» Provided material:

--- start ---

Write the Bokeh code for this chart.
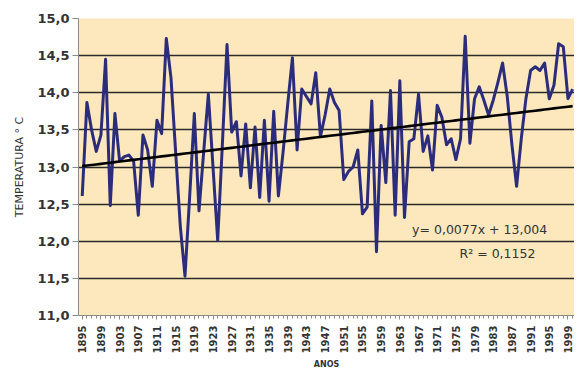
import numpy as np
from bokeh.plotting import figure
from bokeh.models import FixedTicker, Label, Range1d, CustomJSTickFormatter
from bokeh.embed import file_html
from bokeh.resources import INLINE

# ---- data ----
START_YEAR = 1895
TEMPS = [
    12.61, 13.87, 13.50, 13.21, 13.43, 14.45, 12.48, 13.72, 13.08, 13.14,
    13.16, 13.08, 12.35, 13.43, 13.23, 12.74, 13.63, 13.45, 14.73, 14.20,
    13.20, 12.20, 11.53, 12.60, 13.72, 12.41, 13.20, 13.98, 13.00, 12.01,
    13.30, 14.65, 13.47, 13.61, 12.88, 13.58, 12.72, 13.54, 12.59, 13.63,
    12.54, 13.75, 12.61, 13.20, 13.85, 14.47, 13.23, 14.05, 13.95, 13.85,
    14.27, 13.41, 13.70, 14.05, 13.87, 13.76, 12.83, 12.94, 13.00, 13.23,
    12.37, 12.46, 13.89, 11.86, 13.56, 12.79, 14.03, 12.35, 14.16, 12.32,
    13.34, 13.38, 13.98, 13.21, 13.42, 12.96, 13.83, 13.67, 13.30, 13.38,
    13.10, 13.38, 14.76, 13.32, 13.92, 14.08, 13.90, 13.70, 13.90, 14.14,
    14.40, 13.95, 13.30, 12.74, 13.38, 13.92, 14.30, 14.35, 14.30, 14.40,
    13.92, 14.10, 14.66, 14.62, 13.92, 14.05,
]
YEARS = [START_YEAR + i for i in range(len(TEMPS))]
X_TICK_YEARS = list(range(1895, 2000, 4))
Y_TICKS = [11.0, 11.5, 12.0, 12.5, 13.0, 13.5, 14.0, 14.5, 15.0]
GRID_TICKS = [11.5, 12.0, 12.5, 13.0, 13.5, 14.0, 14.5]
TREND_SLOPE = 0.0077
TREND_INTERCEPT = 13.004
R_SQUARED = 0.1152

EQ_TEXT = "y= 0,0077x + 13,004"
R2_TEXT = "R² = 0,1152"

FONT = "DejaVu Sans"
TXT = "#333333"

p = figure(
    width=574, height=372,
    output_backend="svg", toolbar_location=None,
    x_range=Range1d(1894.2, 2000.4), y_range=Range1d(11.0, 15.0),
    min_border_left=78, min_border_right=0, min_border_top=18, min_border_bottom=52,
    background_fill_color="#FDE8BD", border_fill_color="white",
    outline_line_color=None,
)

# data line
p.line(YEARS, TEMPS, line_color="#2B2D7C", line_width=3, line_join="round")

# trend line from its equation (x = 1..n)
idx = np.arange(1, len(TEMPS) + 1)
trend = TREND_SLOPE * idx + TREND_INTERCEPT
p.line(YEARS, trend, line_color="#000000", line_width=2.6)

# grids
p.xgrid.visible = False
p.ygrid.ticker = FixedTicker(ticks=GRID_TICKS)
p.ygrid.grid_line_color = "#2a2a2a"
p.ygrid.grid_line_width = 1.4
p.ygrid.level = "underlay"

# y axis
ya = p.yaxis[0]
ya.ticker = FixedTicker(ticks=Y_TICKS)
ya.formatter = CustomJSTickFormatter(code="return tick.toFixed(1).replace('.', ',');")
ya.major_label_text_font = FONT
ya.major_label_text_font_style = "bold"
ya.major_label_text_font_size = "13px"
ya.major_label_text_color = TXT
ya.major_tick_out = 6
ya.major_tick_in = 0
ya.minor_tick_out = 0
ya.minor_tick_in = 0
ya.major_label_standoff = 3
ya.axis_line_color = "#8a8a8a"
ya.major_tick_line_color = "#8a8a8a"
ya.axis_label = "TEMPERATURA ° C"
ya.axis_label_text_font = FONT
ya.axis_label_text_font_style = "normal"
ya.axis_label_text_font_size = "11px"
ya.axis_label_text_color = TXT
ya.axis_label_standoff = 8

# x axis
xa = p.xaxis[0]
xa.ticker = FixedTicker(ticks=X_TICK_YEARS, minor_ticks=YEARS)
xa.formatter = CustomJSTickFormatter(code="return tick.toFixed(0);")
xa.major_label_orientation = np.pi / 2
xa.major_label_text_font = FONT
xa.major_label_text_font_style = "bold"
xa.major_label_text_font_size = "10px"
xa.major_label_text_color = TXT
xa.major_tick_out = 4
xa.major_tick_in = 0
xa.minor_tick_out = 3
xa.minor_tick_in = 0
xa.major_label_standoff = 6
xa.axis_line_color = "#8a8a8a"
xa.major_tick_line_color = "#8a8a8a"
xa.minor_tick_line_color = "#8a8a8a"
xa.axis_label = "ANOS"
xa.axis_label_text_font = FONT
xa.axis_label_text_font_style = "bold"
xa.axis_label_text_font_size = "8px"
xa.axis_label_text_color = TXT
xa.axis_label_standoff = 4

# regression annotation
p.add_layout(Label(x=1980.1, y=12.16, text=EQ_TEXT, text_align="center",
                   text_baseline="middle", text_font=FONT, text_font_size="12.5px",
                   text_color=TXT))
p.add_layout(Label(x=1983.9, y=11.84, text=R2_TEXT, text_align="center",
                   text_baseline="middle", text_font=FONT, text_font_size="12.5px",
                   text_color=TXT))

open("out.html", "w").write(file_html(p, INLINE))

--- end ---

» Set task: Begin at the first line of the material and copy each line exactly through the one containing "from bokeh.resources import INLINE". Omit pictures.

» Solution to the exercise:
Write the Bokeh code for this chart.
import numpy as np
from bokeh.plotting import figure
from bokeh.models import FixedTicker, Label, Range1d, CustomJSTickFormatter
from bokeh.embed import file_html
from bokeh.resources import INLINE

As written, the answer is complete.